Aim => Extract the lines of the material below, beginning with the first and ending with the line that holds "const levelTickPos = [83.3, 23.6];". Skip every picture.

Charts and diagrams as code
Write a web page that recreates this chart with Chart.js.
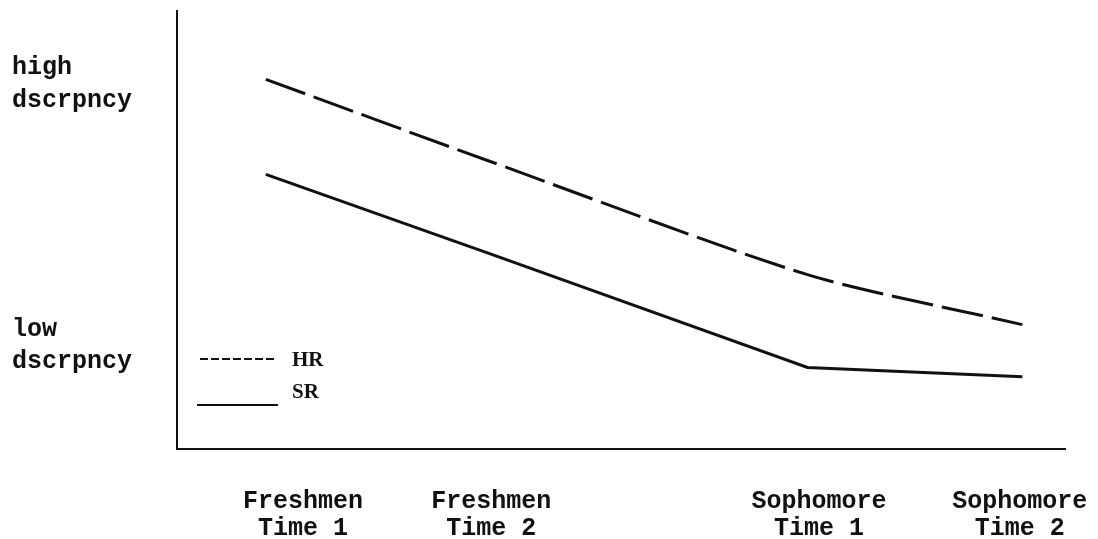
<!DOCTYPE html>
<html>
<head>
<meta charset="utf-8">
<script src="https://cdn.jsdelivr.net/npm/chart.js@4.4.1/dist/chart.umd.min.js"></script>
<style>
  html, body { margin: 0; padding: 0; background: #fff; }
  #wrap { width: 1098px; height: 539px; }
</style>
</head>
<body>
<div id="wrap"><canvas id="chart" width="1098" height="539"></canvas></div>
<script>
// group labels along the bottom, and where they sit on the 0-100 x scale
const groupLabels = [['Freshmen', 'Time 1'], ['Freshmen', 'Time 2'], ['Sophomore', 'Time 1'], ['Sophomore', 'Time 2']];
const groupTickPos = [14.2, 35.4, 72.3, 94.9];

// y axis: only two qualitative marks
const levelLabels = [['high', 'dscrpncy'], ['low', 'dscrpncy']];
const levelTickPos = [83.3, 23.6];

// measured points (x on 0-100, y on 0-100 discrepancy)
const pointX = [10.0, 35.2, 71.0, 95.2];
const hrValues = [84.4, 65.7, 39.8, 28.4];
const srValues = [62.7, 44.6, 18.6, 16.5];

const toPoints = (ys) => ys.map((y, i) => ({ x: pointX[i], y: y }));

// little legend drawn inside the plot, lower left
const insideLegend = {
    id: 'insideLegend',
    afterDraw(chart) {
        const ctx = chart.ctx;
        ctx.save();
        ctx.strokeStyle = '#111';
        ctx.lineWidth = 2;
        // HR sample (short dashes)
        ctx.setLineDash([8, 3]);
        ctx.beginPath();
        ctx.moveTo(200, 359);
        ctx.lineTo(276, 359);
        ctx.stroke();
        // SR sample (solid)
        ctx.setLineDash([]);
        ctx.beginPath();
        ctx.moveTo(197, 405);
        ctx.lineTo(278, 405);
        ctx.stroke();
        ctx.fillStyle = '#111';
        ctx.font = 'bold 21px "Liberation Serif"';
        ctx.textBaseline = 'middle';
        ctx.fillText(chart.data.datasets[0].label, 292, 361);
        ctx.fillText(chart.data.datasets[1].label, 292, 393);
        ctx.restore();
    }
};

const ctx = document.getElementById('chart').getContext('2d');
new Chart(ctx, {
    type: 'line',
    data: {
        datasets: [
            {
                label: 'HR',
                data: toPoints(hrValues),
                borderColor: '#111',
                borderWidth: 3,
                borderDash: [42, 9],
                pointRadius: 0,
                tension: 0.25,
                fill: false,
            },
            {
                label: 'SR',
                data: toPoints(srValues),
                borderColor: '#111',
                borderWidth: 3,
                pointRadius: 0,
                tension: 0,
                fill: false,
            },
        ]
    },
    options: {
        responsive: false,
        animation: false,
        layout: { padding: { top: 11, right: 33, left: 12, bottom: 0 } },
        plugins: {
            legend: { display: false },
            tooltip: { enabled: false },
        },
        scales: {
            x: {
                type: 'linear',
                min: 0,
                max: 100,
                grid: { display: false },
                border: { display: true, color: '#111', width: 2 },
                afterBuildTicks: (scale) => { scale.ticks = groupTickPos.map(v => ({ value: v })); },
                afterFit: (scale) => { scale.height = 90; scale.paddingLeft = 0; scale.paddingRight = 0; },
                ticks: {
                    color: '#111',
                    padding: 31,
                    maxRotation: 0,
                    autoSkip: false,
                    font: { family: '"Liberation Mono"', size: 25, weight: 'bold', lineHeight: 1.08 },
                    callback: (v, i) => groupLabels[i],
                },
            },
            y: {
                type: 'linear',
                min: 0,
                max: 100,
                grid: { display: false },
                border: { display: true, color: '#111', width: 2 },
                afterBuildTicks: (scale) => { scale.ticks = levelTickPos.map(v => ({ value: v })); },
                afterFit: (scale) => { scale.width = 165; scale.paddingTop = 0; scale.paddingBottom = 0; },
                ticks: {
                    color: '#111',
                    crossAlign: 'far',
                    autoSkip: false,
                    font: { family: '"Liberation Mono"', size: 25, weight: 'bold', lineHeight: 1.3 },
                    callback: (v, i) => levelLabels[i],
                },
            }
        }
    },
    plugins: [insideLegend]
});
</script>
</body>
</html>
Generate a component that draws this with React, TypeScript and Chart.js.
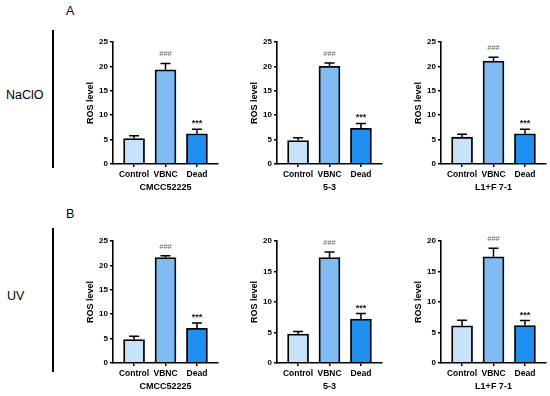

Full solution =>
Write a web page that recreates this chart with Chart.js.
<!DOCTYPE html>
<html>
<head>
<meta charset="utf-8">
<script src="https://cdn.jsdelivr.net/npm/chart.js@4.4.1/dist/chart.umd.min.js"></script>
<style>
  html, body { margin: 0; padding: 0; background: #fff; }
  #wrap { width: 1098px; height: 539px; }
</style>
</head>
<body>
<div id="wrap"><canvas id="chart" width="1098" height="539"></canvas></div>
<script>
// group labels along the bottom, and where they sit on the 0-100 x scale
const groupLabels = [['Freshmen', 'Time 1'], ['Freshmen', 'Time 2'], ['Sophomore', 'Time 1'], ['Sophomore', 'Time 2']];
const groupTickPos = [14.2, 35.4, 72.3, 94.9];

// y axis: only two qualitative marks
const levelLabels = [['high', 'dscrpncy'], ['low', 'dscrpncy']];
const levelTickPos = [83.3, 23.6];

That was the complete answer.